YOUR OBJECTIVE >> Check every line below for the word "page" and copy each one that has it.

EXERCISE INPUTS >>
╭──

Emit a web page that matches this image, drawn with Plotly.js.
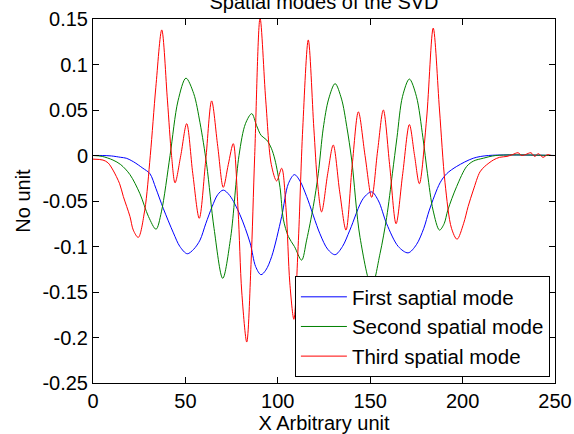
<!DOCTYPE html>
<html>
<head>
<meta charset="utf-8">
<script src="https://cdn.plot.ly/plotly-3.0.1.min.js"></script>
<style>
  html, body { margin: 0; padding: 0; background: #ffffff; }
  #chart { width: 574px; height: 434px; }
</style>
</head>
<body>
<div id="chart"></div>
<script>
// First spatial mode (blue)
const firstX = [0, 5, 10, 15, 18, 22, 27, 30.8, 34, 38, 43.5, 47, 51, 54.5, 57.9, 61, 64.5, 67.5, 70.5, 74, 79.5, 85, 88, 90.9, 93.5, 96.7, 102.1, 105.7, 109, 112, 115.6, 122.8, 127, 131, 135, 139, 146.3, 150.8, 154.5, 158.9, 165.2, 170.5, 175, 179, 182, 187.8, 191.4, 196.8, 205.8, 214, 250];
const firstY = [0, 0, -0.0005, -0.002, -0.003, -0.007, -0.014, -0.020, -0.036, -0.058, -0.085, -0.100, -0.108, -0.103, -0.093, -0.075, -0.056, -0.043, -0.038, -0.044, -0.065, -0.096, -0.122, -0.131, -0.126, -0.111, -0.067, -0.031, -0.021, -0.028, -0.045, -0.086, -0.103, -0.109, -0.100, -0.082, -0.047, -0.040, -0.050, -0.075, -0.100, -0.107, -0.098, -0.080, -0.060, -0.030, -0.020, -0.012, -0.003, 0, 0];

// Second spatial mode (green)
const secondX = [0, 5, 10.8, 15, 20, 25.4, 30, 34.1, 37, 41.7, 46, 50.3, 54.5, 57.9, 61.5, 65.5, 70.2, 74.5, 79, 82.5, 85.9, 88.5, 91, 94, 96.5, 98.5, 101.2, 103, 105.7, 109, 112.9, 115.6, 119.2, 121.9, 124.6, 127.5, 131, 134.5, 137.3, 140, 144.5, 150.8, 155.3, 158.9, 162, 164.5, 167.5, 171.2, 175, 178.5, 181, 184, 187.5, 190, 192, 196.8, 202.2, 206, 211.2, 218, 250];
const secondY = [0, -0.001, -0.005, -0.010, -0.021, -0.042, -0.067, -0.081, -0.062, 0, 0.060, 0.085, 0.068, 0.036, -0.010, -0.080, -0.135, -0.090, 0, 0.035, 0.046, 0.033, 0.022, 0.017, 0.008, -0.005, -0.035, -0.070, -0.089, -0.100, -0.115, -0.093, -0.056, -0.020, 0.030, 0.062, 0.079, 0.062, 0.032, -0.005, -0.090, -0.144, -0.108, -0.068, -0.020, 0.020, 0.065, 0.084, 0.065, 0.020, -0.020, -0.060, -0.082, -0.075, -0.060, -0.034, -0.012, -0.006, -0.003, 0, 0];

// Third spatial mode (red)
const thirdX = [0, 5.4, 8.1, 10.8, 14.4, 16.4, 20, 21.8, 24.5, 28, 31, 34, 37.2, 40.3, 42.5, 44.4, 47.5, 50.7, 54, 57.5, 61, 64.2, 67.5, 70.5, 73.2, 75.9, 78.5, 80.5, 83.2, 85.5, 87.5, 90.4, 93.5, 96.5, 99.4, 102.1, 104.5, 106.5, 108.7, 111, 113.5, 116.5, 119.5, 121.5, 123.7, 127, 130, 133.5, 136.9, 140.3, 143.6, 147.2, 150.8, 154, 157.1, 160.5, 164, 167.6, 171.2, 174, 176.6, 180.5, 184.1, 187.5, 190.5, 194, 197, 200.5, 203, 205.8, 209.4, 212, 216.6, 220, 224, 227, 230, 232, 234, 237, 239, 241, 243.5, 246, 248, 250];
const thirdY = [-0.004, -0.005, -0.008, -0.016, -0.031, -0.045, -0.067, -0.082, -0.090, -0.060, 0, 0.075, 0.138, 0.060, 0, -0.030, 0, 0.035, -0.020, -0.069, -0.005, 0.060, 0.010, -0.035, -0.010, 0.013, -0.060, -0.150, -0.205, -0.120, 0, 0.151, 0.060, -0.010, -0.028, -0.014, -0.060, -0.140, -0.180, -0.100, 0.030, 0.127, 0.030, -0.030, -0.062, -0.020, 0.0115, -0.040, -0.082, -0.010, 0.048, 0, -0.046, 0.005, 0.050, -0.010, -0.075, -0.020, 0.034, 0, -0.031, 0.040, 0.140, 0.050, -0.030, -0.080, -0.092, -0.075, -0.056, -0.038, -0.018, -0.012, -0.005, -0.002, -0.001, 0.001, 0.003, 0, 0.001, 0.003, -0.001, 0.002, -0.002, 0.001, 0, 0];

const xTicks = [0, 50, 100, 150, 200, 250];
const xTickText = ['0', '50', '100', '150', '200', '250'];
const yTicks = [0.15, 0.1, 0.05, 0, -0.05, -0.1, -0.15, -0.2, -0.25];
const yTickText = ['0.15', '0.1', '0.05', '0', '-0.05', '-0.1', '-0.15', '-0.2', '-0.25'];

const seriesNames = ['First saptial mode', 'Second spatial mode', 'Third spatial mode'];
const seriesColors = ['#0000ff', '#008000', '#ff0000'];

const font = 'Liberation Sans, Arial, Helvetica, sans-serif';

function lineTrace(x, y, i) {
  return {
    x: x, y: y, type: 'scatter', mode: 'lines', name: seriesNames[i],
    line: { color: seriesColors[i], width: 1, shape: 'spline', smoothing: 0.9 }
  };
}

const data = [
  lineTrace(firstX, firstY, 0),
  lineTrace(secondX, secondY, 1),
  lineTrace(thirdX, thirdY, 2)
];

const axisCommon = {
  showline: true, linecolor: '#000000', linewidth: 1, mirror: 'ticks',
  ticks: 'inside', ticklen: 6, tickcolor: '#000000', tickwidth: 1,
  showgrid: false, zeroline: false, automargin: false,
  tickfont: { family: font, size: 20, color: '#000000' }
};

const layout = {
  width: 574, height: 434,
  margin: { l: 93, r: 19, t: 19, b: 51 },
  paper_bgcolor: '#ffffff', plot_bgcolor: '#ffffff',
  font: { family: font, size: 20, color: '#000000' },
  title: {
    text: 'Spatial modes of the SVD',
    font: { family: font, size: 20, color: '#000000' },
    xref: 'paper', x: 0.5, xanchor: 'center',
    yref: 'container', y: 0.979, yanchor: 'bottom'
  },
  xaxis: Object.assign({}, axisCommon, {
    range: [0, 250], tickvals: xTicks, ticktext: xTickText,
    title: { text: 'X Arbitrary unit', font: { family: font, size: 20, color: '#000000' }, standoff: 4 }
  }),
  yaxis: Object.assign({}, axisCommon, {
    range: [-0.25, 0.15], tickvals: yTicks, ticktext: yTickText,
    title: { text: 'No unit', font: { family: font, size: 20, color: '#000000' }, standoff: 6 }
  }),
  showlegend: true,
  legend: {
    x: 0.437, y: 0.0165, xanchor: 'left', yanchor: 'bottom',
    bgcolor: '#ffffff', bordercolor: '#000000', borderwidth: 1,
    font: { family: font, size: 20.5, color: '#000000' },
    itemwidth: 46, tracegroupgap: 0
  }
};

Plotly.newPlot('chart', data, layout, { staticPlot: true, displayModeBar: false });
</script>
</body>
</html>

╰──
╭──

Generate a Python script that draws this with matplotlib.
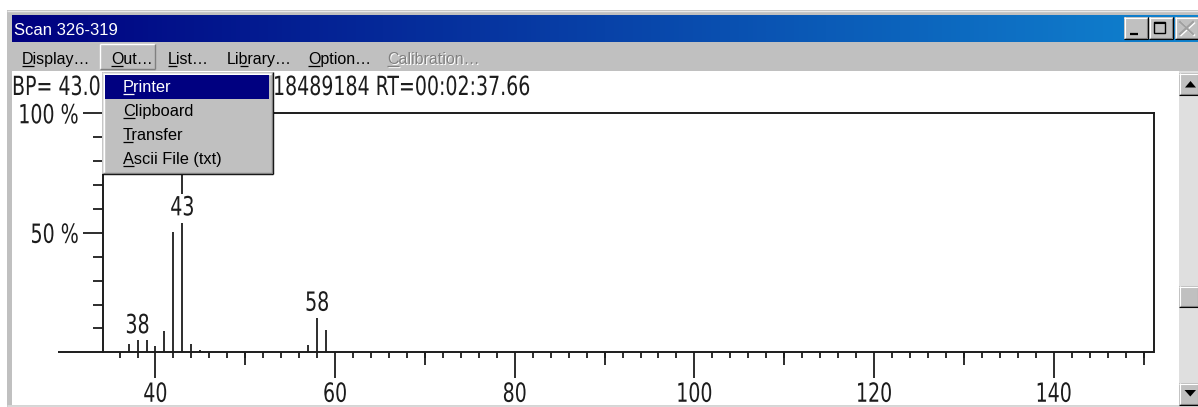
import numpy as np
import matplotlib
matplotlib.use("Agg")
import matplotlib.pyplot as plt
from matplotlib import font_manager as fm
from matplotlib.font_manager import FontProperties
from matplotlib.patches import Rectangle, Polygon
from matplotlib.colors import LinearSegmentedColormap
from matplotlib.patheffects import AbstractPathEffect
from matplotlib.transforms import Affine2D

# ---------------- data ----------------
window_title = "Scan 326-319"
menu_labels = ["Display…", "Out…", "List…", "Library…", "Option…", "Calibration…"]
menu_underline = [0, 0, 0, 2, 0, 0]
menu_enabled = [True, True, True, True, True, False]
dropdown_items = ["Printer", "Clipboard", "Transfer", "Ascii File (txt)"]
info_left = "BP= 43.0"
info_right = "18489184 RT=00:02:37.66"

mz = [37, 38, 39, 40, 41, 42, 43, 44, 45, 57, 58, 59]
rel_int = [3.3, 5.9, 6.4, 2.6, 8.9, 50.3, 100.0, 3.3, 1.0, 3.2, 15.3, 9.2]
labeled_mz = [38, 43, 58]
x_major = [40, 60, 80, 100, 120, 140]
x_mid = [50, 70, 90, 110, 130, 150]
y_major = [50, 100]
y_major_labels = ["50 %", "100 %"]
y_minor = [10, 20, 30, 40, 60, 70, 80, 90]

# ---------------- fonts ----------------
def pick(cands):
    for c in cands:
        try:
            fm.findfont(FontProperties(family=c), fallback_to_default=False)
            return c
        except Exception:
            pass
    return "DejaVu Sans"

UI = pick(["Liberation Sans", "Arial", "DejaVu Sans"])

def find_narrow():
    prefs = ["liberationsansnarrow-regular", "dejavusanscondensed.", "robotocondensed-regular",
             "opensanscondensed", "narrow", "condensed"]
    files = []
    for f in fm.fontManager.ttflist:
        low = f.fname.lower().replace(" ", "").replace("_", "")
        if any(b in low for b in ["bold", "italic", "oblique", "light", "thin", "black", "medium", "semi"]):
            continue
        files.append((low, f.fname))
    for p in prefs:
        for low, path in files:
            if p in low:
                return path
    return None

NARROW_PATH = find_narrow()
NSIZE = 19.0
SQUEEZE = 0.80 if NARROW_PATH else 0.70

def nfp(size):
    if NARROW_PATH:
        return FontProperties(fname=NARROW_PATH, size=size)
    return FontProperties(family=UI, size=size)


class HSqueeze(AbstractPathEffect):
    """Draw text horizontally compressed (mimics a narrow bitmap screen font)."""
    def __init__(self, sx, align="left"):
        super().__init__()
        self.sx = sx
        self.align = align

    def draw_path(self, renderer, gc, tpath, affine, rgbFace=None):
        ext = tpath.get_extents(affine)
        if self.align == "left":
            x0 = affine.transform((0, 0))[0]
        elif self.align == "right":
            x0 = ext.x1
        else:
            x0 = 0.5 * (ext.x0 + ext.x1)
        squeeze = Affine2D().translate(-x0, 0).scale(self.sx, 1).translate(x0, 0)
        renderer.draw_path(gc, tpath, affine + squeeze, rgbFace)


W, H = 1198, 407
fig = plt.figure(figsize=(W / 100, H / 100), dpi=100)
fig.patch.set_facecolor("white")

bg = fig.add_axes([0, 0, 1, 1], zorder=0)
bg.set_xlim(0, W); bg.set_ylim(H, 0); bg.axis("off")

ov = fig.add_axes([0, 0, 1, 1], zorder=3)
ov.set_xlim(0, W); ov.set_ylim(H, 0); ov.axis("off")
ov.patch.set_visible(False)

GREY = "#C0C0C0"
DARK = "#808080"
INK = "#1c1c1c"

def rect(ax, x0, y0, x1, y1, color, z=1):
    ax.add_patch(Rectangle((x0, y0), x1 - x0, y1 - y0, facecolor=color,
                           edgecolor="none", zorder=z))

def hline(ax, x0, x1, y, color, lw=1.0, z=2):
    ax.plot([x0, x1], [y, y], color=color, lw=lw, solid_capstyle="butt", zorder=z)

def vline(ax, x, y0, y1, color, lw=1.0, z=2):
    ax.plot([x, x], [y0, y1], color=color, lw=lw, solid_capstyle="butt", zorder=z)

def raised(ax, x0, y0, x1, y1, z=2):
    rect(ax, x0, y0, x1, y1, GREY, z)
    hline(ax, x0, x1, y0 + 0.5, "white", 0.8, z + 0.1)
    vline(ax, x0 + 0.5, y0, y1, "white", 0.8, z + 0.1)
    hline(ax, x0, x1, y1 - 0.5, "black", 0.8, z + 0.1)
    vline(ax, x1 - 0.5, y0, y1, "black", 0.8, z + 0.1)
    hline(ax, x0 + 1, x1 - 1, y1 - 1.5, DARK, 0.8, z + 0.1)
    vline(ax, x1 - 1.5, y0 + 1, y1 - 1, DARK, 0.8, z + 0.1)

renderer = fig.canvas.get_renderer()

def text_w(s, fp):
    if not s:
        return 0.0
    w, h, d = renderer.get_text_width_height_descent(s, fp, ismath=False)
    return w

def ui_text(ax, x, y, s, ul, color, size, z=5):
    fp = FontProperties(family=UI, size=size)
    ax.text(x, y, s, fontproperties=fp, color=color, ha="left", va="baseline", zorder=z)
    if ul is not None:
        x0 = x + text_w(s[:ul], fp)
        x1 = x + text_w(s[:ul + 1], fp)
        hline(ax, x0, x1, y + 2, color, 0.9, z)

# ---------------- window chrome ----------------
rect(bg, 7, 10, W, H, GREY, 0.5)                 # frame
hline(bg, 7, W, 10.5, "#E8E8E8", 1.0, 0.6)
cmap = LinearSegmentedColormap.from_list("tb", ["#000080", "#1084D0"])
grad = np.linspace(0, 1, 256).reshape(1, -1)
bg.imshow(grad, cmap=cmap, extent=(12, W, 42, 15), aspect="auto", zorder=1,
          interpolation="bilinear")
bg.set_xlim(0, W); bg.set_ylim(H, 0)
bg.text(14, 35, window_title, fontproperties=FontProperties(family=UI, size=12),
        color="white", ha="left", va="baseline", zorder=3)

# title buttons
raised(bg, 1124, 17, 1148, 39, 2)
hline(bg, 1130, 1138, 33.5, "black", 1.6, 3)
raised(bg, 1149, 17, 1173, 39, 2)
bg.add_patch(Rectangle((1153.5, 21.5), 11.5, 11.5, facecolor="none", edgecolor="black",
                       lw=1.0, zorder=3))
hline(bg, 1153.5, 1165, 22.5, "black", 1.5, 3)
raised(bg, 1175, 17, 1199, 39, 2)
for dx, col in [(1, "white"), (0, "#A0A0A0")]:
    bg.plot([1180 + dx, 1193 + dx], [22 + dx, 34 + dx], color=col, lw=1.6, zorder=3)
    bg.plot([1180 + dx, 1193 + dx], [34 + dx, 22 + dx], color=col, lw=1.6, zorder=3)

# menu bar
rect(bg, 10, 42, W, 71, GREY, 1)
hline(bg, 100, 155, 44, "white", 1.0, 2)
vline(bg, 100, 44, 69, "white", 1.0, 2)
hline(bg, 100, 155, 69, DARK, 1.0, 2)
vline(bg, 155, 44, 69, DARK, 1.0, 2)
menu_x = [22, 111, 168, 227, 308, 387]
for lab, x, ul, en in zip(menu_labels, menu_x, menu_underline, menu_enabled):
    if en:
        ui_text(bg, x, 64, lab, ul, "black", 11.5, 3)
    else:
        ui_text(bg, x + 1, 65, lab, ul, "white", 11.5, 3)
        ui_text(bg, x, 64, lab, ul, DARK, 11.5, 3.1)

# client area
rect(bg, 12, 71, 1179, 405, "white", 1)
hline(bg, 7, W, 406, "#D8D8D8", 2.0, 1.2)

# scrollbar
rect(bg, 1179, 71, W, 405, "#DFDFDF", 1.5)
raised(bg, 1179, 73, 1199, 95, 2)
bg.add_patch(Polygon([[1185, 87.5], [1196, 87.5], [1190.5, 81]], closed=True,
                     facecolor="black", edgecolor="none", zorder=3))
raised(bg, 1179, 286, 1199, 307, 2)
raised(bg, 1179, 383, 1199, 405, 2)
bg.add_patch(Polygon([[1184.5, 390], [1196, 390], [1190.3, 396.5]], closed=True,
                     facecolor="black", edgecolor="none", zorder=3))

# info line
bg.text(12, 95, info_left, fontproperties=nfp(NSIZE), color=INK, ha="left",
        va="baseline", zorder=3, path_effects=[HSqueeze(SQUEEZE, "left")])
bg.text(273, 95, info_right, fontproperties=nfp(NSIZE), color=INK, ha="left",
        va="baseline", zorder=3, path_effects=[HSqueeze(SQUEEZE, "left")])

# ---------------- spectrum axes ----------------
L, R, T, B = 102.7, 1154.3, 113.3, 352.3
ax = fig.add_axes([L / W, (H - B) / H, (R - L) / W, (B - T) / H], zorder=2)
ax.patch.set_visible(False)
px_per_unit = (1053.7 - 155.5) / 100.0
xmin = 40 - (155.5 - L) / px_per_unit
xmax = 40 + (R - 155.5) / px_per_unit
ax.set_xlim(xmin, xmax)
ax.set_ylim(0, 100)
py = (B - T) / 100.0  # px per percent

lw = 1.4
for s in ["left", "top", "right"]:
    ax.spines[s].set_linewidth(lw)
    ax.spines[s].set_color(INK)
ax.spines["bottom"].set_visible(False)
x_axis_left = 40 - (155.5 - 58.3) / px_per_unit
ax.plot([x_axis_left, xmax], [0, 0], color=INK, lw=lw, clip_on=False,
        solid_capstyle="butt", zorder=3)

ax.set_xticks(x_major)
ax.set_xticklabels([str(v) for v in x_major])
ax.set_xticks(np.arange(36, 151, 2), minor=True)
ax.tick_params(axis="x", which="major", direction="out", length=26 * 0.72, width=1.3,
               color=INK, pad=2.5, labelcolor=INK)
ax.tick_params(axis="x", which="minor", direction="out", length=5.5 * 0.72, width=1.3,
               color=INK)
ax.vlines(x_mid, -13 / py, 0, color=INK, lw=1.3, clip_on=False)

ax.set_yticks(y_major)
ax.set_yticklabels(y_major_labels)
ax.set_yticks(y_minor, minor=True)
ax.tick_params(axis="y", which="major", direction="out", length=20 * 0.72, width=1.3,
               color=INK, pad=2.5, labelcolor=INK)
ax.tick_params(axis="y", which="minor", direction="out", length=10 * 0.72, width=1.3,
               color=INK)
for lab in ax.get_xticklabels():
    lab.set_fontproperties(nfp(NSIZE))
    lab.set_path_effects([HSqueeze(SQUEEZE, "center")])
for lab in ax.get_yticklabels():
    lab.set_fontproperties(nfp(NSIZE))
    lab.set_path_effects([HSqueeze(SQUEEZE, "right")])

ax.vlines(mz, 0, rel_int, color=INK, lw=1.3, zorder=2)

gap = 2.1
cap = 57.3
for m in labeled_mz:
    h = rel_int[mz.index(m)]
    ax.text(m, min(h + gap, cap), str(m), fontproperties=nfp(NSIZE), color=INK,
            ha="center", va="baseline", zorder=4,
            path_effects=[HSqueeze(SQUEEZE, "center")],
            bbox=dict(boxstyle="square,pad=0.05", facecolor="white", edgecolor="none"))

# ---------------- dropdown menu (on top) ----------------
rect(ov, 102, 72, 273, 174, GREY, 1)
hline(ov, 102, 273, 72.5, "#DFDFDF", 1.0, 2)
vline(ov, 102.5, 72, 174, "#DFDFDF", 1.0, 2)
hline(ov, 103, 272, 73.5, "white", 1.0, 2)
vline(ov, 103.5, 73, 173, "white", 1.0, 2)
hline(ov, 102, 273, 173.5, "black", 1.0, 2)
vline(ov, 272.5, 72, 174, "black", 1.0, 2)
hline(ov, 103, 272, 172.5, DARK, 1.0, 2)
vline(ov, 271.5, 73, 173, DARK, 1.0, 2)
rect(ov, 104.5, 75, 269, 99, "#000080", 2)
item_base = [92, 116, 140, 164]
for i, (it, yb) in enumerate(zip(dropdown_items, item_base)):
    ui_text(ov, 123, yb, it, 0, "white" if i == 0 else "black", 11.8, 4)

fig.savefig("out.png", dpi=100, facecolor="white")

╰──
╭──

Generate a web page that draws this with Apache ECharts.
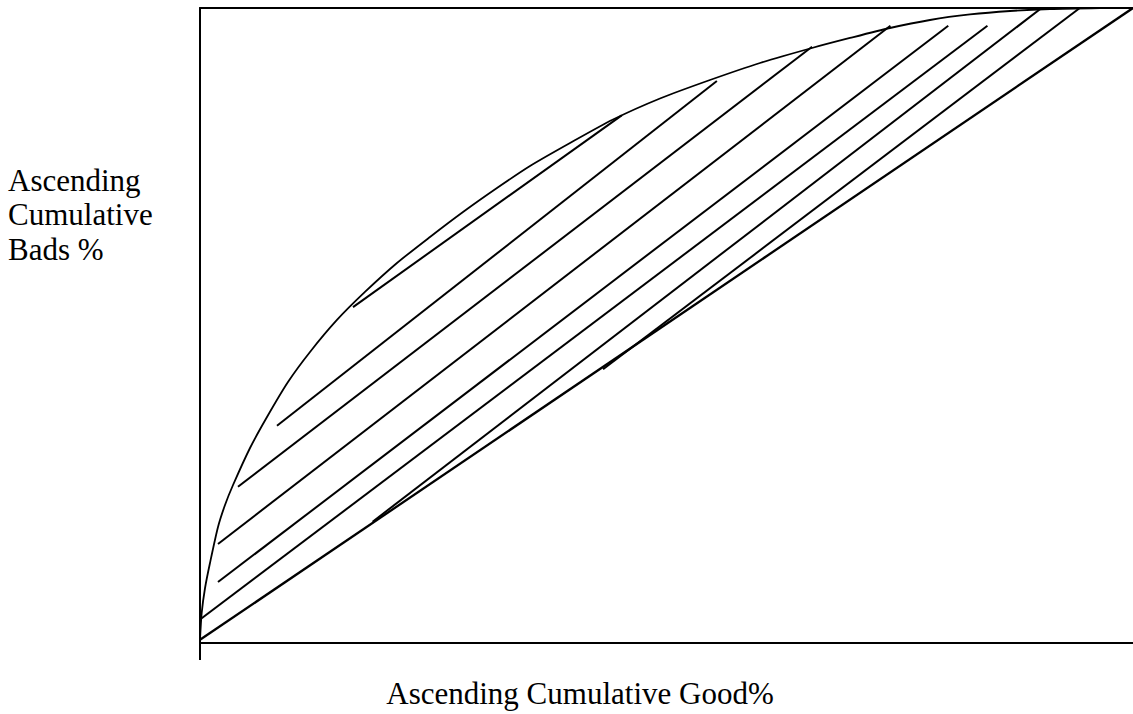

╰──

ANSWER TO THE PROBLEM >>
Emit a web page that matches this image, drawn with Plotly.js.
Generate a web page that draws this with Apache ECharts.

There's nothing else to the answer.